Matt Cain

Like I mentioned in our latest Heat Check, I will be writing game stories for San Francisco Giants playoff games. If the Giants lose quickly, it will be short and sweet. If they last for a while, I’ll be writing every other day for several weeks.

Everything had fallen right for the Giants before the the first inning of their division series playoff game against the Cincinnati Reds had ended. With the weird home-field advantage rules, they’d play the first two games at home against the power-hitting team. AT&T Park is one of the least generous ball parks when it comes to homeruns. And the Giants pitchers’, especially game one ace Matt Cain, know how to pitch to the dimensions. The goal was to steal the first two games at home and only have to win one at the Great American Ballpark to take the series.

After just one out in the first inning of the game, Red’s ace Johnny Cueto hopped around hurt before having to leave the game with back spasms. Bullet dodged for the Giants? No.

Dusty Baker had to manage a situation that rarely happens in baseball; what do you do when your starting pitcher has to come out with no one ready to replace him? David Schoenfield laid out the options for Baker. Rather than turn the game completely over to the bullpen, possibly depleting it in the first game of the series, Baker gave the ball first to reliever Sam LeCure to finish Cueto’s first inning and then a second, before turning the ball over to game three starter and Giants arch-nemesis, Mat Latos.

Latos is the biggest thorn in the Giants’ side in San Francisco not named Clayton Kershaw. He has a sub-2.00 ERA historically at AT&T Park and probably desperately wanted to be named one of the two starters in San Francisco. He got his chance in the third inning and threw four innings of one-run ball. That one run was from a Buster Posey solo homerun that barely cleared the fence in left field.

The Reds played to script early on. Brandon Phillips deposited a Matt Cain mistake for a 2-run homerun in the third inning and then Cain gave up a solo shot to Jay Bruce in the fourth. So much for thwarting the power. Bruce has ownage on Cain, with eight hits in fifteen at bats lifetime. Cain was on a short leash, going only five innings and throwing just seventy five pitches. With the Giants needing base runners, Bochy pinch-hit for Cain to lead off the 5th with Aubrey Huff. Huff popped out weakly. With Cain only throwing seventy five pitches, it opens up the possibility for him to come back on four days rest in game four in Cincinnati. Not that Bochy said anything about that, but in an elimination game, I think Bochy could come back with his best pitcher on short rest.

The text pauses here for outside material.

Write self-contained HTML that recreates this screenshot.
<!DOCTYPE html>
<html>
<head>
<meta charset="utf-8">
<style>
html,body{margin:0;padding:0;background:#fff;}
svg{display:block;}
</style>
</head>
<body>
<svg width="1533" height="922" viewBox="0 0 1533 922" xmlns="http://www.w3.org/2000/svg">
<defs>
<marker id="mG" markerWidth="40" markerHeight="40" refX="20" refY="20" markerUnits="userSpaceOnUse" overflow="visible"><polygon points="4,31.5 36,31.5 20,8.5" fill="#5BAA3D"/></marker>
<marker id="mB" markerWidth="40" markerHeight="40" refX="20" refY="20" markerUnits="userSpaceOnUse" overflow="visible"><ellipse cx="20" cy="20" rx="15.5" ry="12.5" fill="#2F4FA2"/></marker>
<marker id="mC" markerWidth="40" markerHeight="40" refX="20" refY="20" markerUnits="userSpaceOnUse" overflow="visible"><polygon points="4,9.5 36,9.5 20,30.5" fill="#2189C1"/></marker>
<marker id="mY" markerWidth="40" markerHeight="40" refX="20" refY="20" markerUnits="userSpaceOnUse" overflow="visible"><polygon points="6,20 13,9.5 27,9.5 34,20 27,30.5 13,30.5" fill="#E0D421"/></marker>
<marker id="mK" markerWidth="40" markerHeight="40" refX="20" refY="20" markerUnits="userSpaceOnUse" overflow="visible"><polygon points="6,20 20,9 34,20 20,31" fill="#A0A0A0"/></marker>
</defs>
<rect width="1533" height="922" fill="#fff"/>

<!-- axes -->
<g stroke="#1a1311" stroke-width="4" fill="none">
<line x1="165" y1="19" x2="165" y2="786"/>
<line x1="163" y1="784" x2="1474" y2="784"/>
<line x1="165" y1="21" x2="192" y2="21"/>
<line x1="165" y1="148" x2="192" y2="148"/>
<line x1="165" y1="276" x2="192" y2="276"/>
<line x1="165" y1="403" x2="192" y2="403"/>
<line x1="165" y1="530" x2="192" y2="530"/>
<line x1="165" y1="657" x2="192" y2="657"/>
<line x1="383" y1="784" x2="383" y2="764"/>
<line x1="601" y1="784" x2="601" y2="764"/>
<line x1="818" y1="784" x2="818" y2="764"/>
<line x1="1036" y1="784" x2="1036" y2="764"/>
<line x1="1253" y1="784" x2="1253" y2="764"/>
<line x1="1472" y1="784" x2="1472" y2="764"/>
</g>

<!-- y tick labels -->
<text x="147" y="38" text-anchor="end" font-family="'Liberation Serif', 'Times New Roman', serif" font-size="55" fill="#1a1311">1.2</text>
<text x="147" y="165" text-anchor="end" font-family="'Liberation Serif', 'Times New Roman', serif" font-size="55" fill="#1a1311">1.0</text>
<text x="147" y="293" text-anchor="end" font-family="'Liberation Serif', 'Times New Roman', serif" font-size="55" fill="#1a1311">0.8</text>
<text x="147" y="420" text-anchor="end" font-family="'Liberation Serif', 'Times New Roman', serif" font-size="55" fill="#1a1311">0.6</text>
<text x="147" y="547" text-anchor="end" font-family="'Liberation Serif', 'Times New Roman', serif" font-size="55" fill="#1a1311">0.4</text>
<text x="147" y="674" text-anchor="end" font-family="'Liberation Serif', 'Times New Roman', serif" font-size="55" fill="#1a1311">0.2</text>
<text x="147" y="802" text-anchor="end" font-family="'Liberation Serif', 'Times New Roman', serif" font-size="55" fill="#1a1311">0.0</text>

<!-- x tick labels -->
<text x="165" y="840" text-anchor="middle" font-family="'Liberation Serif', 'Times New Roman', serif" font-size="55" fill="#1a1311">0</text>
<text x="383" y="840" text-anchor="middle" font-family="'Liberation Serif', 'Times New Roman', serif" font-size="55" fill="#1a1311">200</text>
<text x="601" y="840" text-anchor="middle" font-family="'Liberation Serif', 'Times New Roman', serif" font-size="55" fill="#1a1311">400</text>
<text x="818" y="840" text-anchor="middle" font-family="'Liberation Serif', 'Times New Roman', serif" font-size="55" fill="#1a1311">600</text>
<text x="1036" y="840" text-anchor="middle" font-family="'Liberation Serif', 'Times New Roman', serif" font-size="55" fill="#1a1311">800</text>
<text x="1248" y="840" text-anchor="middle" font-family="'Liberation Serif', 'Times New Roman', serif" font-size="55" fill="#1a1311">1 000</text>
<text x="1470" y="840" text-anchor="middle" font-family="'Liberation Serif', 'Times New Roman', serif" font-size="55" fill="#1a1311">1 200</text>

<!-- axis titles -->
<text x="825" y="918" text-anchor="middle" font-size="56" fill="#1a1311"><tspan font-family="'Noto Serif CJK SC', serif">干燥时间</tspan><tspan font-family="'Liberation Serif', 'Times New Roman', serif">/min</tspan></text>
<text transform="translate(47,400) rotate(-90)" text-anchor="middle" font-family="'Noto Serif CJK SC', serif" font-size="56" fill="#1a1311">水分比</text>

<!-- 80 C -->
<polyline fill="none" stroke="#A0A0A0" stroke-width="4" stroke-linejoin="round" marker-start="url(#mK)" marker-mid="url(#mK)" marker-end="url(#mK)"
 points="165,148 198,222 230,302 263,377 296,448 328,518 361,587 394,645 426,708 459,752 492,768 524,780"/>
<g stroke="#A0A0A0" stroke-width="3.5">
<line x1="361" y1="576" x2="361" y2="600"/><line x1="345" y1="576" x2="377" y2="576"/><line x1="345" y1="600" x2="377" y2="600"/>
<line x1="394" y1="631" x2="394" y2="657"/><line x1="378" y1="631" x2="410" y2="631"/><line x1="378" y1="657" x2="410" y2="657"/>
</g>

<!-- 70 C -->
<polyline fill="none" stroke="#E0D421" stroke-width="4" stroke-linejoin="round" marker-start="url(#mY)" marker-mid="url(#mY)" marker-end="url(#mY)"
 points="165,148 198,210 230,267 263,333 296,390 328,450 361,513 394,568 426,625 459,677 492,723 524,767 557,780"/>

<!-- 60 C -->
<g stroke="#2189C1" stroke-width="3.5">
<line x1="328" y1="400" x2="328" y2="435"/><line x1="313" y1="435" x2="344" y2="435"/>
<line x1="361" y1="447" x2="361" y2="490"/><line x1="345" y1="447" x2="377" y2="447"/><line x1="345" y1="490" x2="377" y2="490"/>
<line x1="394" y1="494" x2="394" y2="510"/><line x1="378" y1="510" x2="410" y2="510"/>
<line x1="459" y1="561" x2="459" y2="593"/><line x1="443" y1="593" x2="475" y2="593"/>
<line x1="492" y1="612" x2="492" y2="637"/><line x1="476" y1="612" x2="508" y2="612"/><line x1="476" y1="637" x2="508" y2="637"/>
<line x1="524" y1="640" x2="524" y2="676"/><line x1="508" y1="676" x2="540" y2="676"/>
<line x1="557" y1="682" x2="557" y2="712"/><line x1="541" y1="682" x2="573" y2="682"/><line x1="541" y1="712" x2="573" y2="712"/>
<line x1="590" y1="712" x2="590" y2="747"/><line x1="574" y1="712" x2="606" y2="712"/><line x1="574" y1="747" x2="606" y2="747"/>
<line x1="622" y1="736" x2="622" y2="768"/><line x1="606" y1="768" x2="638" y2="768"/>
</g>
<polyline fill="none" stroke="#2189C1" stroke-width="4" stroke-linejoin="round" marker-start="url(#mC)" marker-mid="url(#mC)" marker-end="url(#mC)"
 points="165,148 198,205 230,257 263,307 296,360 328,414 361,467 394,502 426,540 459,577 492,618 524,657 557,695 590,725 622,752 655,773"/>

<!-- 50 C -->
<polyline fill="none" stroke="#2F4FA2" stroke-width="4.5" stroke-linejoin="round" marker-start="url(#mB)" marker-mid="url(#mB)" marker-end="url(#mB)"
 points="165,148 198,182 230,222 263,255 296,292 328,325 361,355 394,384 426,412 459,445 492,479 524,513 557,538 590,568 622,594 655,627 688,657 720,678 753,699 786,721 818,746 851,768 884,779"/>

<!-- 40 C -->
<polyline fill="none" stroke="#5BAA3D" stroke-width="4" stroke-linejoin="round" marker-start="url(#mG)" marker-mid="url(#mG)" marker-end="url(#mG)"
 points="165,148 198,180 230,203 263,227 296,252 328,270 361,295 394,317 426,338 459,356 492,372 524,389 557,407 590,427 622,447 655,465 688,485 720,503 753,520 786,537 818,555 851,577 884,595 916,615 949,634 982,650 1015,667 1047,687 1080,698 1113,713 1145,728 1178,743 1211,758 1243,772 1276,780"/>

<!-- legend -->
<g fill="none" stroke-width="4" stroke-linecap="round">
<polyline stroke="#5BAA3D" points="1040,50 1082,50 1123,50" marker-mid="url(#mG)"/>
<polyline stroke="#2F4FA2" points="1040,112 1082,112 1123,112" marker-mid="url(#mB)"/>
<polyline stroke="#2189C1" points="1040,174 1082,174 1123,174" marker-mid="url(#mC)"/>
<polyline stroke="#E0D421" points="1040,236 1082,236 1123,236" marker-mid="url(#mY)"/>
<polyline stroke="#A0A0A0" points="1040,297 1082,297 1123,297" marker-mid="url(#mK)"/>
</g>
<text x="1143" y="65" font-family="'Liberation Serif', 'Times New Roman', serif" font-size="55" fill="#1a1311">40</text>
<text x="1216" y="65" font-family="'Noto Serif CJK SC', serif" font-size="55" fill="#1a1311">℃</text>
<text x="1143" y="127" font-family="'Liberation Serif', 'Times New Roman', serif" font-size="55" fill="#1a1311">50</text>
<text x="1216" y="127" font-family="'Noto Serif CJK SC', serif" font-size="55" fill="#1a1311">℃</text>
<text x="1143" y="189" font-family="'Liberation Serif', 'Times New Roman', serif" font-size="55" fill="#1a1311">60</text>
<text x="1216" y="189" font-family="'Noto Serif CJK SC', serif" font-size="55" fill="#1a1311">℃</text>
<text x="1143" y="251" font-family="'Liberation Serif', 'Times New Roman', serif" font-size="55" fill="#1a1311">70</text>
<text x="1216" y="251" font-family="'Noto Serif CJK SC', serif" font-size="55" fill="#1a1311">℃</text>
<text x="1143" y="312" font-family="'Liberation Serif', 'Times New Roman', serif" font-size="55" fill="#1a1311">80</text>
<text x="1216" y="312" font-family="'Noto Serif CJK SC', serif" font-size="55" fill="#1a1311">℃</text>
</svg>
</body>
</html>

The rest of the rotation is a bit of a mystery for the Giants which is why game one was must-win. Game two starter Madison Bumgarner is much better at home than on the road (10-3 with a 2.38 ERA vs. 6-8 with a 4.40 ERA), but he seemed to tire at the end of the season as his ERA for September and October was 5.47. And after Bumgarner, it’s even more of a mystery. Bruce Bochy failed to announce his starting rotation past the first two games, which isn’t necessarily a vote of confidence for Tim Lincecum, Barry Zito, or Ryan Vogelsong. I imagine each guy knows his role and Bochy wants to keep the Reds in the dark, but I don’t buy his excuse that he needed to save a starter for long relief for the first two games.

The first two starters, Cain and Bumgarner, averaged over 6 1/2 innings per start this season, and that number climbs to over seven innings when they pitch at home. I can’t buy that Bochy had so little faith in his two best pitchers over the season that he couldn’t announce the rest of his rotation because he may have needed someone to pitch long relief. He either hasn’t made up his mind, or he wanted to hold an edge on the Reds somehow, sort of like how Bill Bellichick doesn’t give out a lot of information about his team’s injuries. But psychologically, I’m not sure it gives them an edge. We’ll have to see in game three, where I’d expect Lincecum to take the ball.

The Giants best chance to score was in the 8th inning with the Reds up 3-1. Jonathan Broxton was in to pitch the 8th before giving way to closer Aroldis Champman in the 9th. Buster Posey pushed a single into right field with one out. After Hunter Pence flied out, Brandon Belt walked for the second time in the game. Gregor Blanco took the count to 3-2 before taking a called third strike on the outside corner to end the threat. The next time they batted, the Reds had added two runs to stretch the lead. While they made Chapman work in the 9th, he struck out Buster Posey with three-digit gas to end the game.

In 2010, when the Giants beat the Atlanta Braves, Philadelphia Phillies, and Texas Rangers to win the World Series, they won game one of all three playoff series’. They’ll have to find a different way. Now, Sunday’s game becomes must-must-win for the Giants. Facing elimination and having to win three games in-a-row in Cincinnati would be nearly impossible.